Psychologists are calling on the very youngest babies to help solve one of the old, unsolved riddles of life: Which is more important, heredity or environment.

The youngest babies, who have not had a chance to step out into the world, are sought because they are the best evidence of what heredity makes of a human being before environment takes a hand at changing him. After a while, the same baby can be given more tests, and it will be possible to compare his achievements "before and after" and thus show what his environment is doing to him.

The idea sounds simple. But carrying out the plan is just becoming possible, because an infant's mental development is not easily observed and understood.

Only recently, Dr. Mandel Sherman made experiments at the University of Chicago showing that when a baby cries it is just a matter of chance that an adult who comes into the room will read the baby's expression aright. A baby's facial signals when he is angry, frightened, or has a pin sticking into him are all, as the experiment showed, confusingly similar to the average onlooker.
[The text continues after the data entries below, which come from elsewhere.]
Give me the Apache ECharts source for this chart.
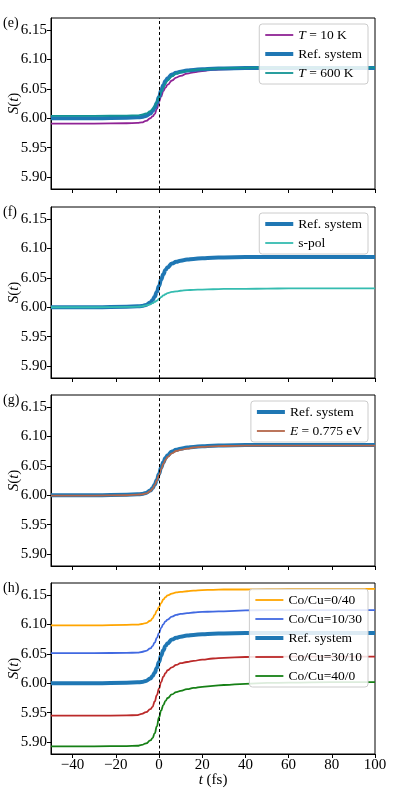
<!DOCTYPE html>
<html>
<head>
<meta charset="utf-8">
<script src="https://cdn.jsdelivr.net/npm/echarts@6/dist/echarts.min.js"></script>
<style>html,body{margin:0;padding:0;background:#fff;}#c{width:398px;height:799px;}</style>
</head>
<body>
<div id="c"></div>
<script>
// ---- data ----
const tVals = [-50,-30,-15,-10,-8,-6,-4,-3,-2,-1,0,1,2,3,4,6,8,10,13,16,20,25,30,40,50,60,80,100];
const xTicks = [-40,-20,0,20,40,60,80,100];
const yTicks = [5.90,5.95,6.00,6.05,6.10,6.15];
const panelLabels = ['(e)','(f)','(g)','(h)'];

const refSys  = [6.000,6.000,6.001,6.0015,6.002,6.004,6.008,6.012,6.018,6.026,6.036,6.047,6.056,6.063,6.068,6.074,6.077,6.079,6.081,6.082,6.083,6.084,6.0845,6.085,6.085,6.085,6.085,6.085];
const t10K    = [5.991,5.991,5.9915,5.992,5.993,5.9955,6.000,6.003,6.007,6.016,6.028,6.037,6.046,6.052,6.057,6.064,6.069,6.072,6.0755,6.078,6.080,6.082,6.083,6.0835,6.0835,6.0835,6.0835,6.0835];
const t600K   = [6.004,6.004,6.0045,6.005,6.006,6.008,6.012,6.016,6.021,6.028,6.036,6.045,6.052,6.059,6.064,6.071,6.076,6.078,6.080,6.082,6.083,6.084,6.085,6.0855,6.086,6.086,6.086,6.086];
const sPol    = [6.000,6.000,6.0005,6.001,6.0015,6.003,6.005,6.007,6.009,6.011,6.014,6.017,6.020,6.022,6.024,6.026,6.027,6.028,6.029,6.0295,6.030,6.0305,6.031,6.0313,6.0315,6.032,6.032,6.032];
const e0775   = [5.9995,5.9995,6.000,6.001,6.0015,6.003,6.007,6.011,6.017,6.025,6.034,6.044,6.053,6.060,6.065,6.071,6.075,6.077,6.079,6.081,6.082,6.083,6.0835,6.084,6.084,6.084,6.084,6.084];
const co0_40  = [6.098,6.098,6.099,6.0995,6.1005,6.102,6.106,6.110,6.116,6.123,6.129,6.136,6.142,6.146,6.149,6.152,6.154,6.155,6.156,6.157,6.158,6.1585,6.159,6.159,6.1595,6.160,6.160,6.160];
const co10_30 = [6.051,6.051,6.0515,6.052,6.053,6.055,6.059,6.063,6.069,6.077,6.085,6.094,6.100,6.105,6.108,6.113,6.116,6.1175,6.119,6.120,6.121,6.1215,6.122,6.1235,6.124,6.124,6.124,6.124];
const co30_10 = [5.945,5.945,5.9455,5.946,5.948,5.951,5.956,5.960,5.969,5.980,5.991,6.002,6.011,6.017,6.022,6.027,6.031,6.034,6.036,6.038,6.040,6.042,6.043,6.0445,6.045,6.045,6.045,6.045];
const co40_0  = [5.893,5.893,5.8935,5.894,5.8955,5.898,5.903,5.907,5.915,5.927,5.942,5.954,5.963,5.970,5.975,5.981,5.985,5.987,5.990,5.992,5.994,5.9955,5.997,5.999,6.0005,6.001,6.002,6.002];

// ---- layout ----
const FONT = 'Liberation Serif';
const gridTops = [18, 207, 395, 583];
const gridH = 171;
const gridLeft = 51, gridWidth = 324;

const pairs = arr => tVals.map((t, i) => [t, arr[i]]);

const grids = gridTops.map(top => ({
  left: gridLeft, top: top, width: gridWidth, height: gridH,
  outerBoundsMode: 'none', containLabel: false,
  show: true, borderColor: '#000', borderWidth: 1, backgroundColor: 'transparent'
}));

const xAxes = gridTops.map((_, i) => ({
  type: 'value', gridIndex: i, min: -50, max: 100,
  axisLine: { show: true, onZero: false, lineStyle: { color: '#000', width: 1 } },
  axisTick: { show: true, inside: false, length: 4, customValues: xTicks, lineStyle: { color: '#000' } },
  axisLabel: {
    show: i === 3, customValues: xTicks, margin: 4,
    fontFamily: FONT, fontSize: 15, color: '#000',
    formatter: v => v < 0 ? '\u2212' + (-v) : String(v)
  },
  splitLine: { show: false },
  name: i === 3 ? '{i|t}{n| (fs)}' : '',
  nameLocation: 'middle', nameGap: 19, nameMoveOverlap: false,
  nameTextStyle: {
    rich: {
      i: { fontFamily: FONT, fontSize: 15, fontStyle: 'italic', color: '#000' },
      n: { fontFamily: FONT, fontSize: 15, color: '#000' }
    }
  }
}));

const yAxes = gridTops.map((_, i) => ({
  type: 'value', gridIndex: i, min: 5.88, max: 6.17,
  axisLine: { show: true, onZero: false, lineStyle: { color: '#000', width: 1 } },
  axisTick: { show: true, inside: false, length: 4, customValues: yTicks, lineStyle: { color: '#000' } },
  axisLabel: {
    customValues: yTicks, margin: 4,
    fontFamily: FONT, fontSize: 15, color: '#000',
    formatter: v => v.toFixed(2)
  },
  splitLine: { show: false },
  name: '{i|S}{n|(}{i|t}{n|)}',
  nameLocation: 'middle', nameGap: 29, nameRotate: 90, nameMoveOverlap: false,
  nameTextStyle: {
    rich: {
      i: { fontFamily: FONT, fontSize: 15, fontStyle: 'italic', color: '#000' },
      n: { fontFamily: FONT, fontSize: 15, color: '#000' }
    }
  }
}));

const vline = {
  silent: true, symbol: ['none', 'none'], animation: false,
  label: { show: false },
  lineStyle: { color: '#000', type: [3, 2.5], width: 1, opacity: 1 },
  emphasis: { disabled: true },
  data: [{ xAxis: 0 }]
};

function line(name, arr, gi, color, width, withVline) {
  const s = {
    type: 'line', name: name, xAxisIndex: gi, yAxisIndex: gi,
    data: pairs(arr), symbol: 'none', showSymbol: false,
    smooth: true, smoothMonotone: 'x',
    lineStyle: { color: color, width: width },
    itemStyle: { color: color },
    emphasis: { disabled: true },
    animation: false
  };
  if (withVline) s.markLine = vline;
  return s;
}

const REF = '#1f77b4';
const series = [
  line('T=10 K', t10K, 0, '#8f2395', 1.8, true),
  line('Ref. system', refSys, 0, REF, 4, false),
  line('T=600 K', t600K, 0, '#119494', 1.8, false),

  line('Ref. system', refSys, 1, REF, 4, true),
  line('s-pol', sPol, 1, '#35bcb0', 1.8, false),

  line('Ref. system', refSys, 2, REF, 4, true),
  line('E=0.775 eV', e0775, 2, '#b5674a', 1.8, false),

  line('Co/Cu=0/40', co0_40, 3, '#ffa500', 1.8, true),
  line('Co/Cu=10/30', co10_30, 3, '#4169e1', 1.8, false),
  line('Ref. system', refSys, 3, REF, 4, false),
  line('Co/Cu=30/10', co30_10, 3, '#bb2a2a', 1.8, false),
  line('Co/Cu=40/0', co40_0, 3, '#168016', 1.8, false)
];

function legendFmt(name) {
  if (name.indexOf('T=') === 0) return '{i|T}{n| = ' + name.slice(2) + '}';
  if (name.indexOf('E=') === 0) return '{i|E}{n| = ' + name.slice(2) + '}';
  return name;
}
const LFS = 13.5;
function mkLegend(names, top) {
  return {
    data: names, orient: 'vertical', right: 30, top: top,
    itemWidth: 28, itemHeight: 14, itemGap: 5,
    padding: [4, 6, 4, 4],
    backgroundColor: 'rgba(255,255,255,0.85)',
    borderColor: '#cccccc', borderWidth: 1, borderRadius: 3,
    selectedMode: false,
    lineStyle: { width: 'inherit' },
    itemStyle: { opacity: 0, borderWidth: 0 },
    formatter: legendFmt,
    textStyle: {
      fontFamily: FONT, fontSize: LFS, color: '#000', lineHeight: 14,
      rich: {
        i: { fontFamily: FONT, fontSize: LFS, fontStyle: 'italic', color: '#000', lineHeight: 14 },
        n: { fontFamily: FONT, fontSize: LFS, color: '#000', lineHeight: 14 }
      }
    }
  };
}

const legends = [
  mkLegend(['T=10 K', 'Ref. system', 'T=600 K'], 24),
  mkLegend(['Ref. system', 's-pol'], 213),
  mkLegend(['Ref. system', 'E=0.775 eV'], 401),
  mkLegend(['Co/Cu=0/40', 'Co/Cu=10/30', 'Ref. system', 'Co/Cu=30/10', 'Co/Cu=40/0'], 589)
];

const graphics = panelLabels.map((txt, i) => ({
  type: 'text', left: 3, top: gridTops[i] - 2,
  style: { text: txt, font: '14px "' + FONT + '"', fill: '#000' }
}));

const chart = echarts.init(document.getElementById('c'), null, { renderer: 'canvas' });
chart.setOption({
  animation: false,
  backgroundColor: '#fff',
  grid: grids,
  xAxis: xAxes,
  yAxis: yAxes,
  legend: legends,
  graphic: graphics,
  series: series
});
</script>
</body>
</html>
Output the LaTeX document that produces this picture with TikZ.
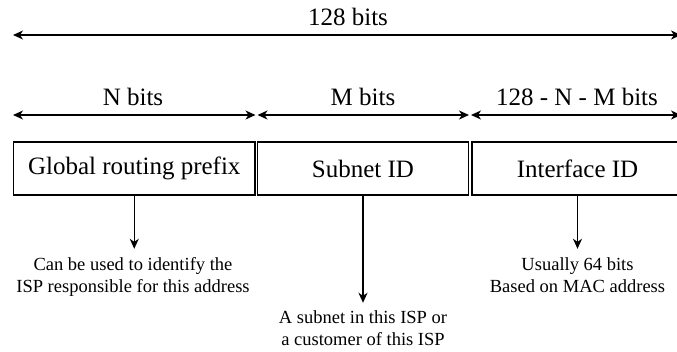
\documentclass[tikz,border=0pt]{standalone}
\usepackage{fontspec}
\setmainfont{Liberation Serif}
\usetikzlibrary{arrows.meta}
\begin{document}
\begin{tikzpicture}[x=1pt,y=-1pt,
  tip/.style={},
  arr/.style={line width=1.5pt,{Stealth[length=10pt,width=9pt,inset=3pt]}-{Stealth[length=10pt,width=9pt,inset=3pt]}},
  darr/.style={line width=1.5pt,-{Stealth[length=10pt,width=9pt,inset=3pt]}},
  field/.style={draw,line width=1.6pt,minimum height=53pt,inner sep=0pt,font=\fontsize{25}{30}\selectfont},
  lab/.style={inner sep=0pt,font=\fontsize{25}{30}\selectfont,anchor=base},
  note/.style={inner sep=0pt,anchor=north,align=center,font=\fontsize{18.5}{22}\selectfont}]
\useasboundingbox (0,0) rectangle (677,351);
% top arrow
\coordinate (t1) at (13,35);
\coordinate (t2) at (681,35);
\draw[arr] (t1) -- (t2);
\node[lab] (tl) at (348,25) {128 bits};
% field arrows
\coordinate (a0) at (13,115);
\coordinate (a1) at (255.5,115);
\coordinate (a2) at (257.5,115);
\coordinate (a3) at (469,115);
\coordinate (a4) at (471,115);
\coordinate (a5) at (681,115);
\draw[arr] (a0) -- (a1);
\draw[arr] (a2) -- (a3);
\draw[arr] (a4) -- (a5);
\node[lab] (l1) at (133,105) {N bits};
\node[lab] (l2) at (363,105) {M bits};
\node[lab] (l3) at (577,105) {128 - N - M bits};
% fields
\node[field,minimum width=241.5pt] (b1) at (134.25,168.5) {Global routing prefix};
\node[field,minimum width=211pt] (b2) at (363,168.5) {Subnet ID};
\node[field,minimum width=211pt] (b3) at (577.5,168.5) {Interface ID};
% notes
\node[note] (n1) at (133,257.5) {Can be used to identify the\\ISP responsible for this address};
\node[note] (n2) at (363,310.5) {A subnet in this ISP or\\a customer of this ISP};
\node[note] (n3) at (577.5,257.5) {Usually 64 bits\\Based on MAC address};
\draw[darr] (b1.south) -- ++(0,53);
\draw[darr] (b2.south) -- ++(0,107);
\draw[darr] (b3.south) -- ++(0,53);
\end{tikzpicture}
\end{document}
POSITION OF TRAFFIC LIGHTS IMPORTANT

Automobile drivers who are color blind or color weak will be less likely to get into trouble when traffic signs and signals are standardized.

A report just completed by the committee of the American Engineering Council on traffic signs, signals, and markers, advocates standard usage throughout the country. While color blind people are not mentioned in the report, the adoption of many of these standards would obviously give a color blind driver additional clues that he could depend on.

When traffic lights at an intersection are arranged vertically, for example, the committee advocates always placing the red light at the top, below it the yellow light, if a yellow light is used, and at the bottom the green light. If the lights are set up in a row, the red should be at the left, the yellow in the middle, and the green on the right.

ANCIENT PLANTS IN PACIFIC ISLANDS

Seeds of American plants, or parts of plants with the seeds still clinging to them, probably made a long emigrant voyage southward by water millions of years ago, and their descendants are still growing in the islands of the South Seas.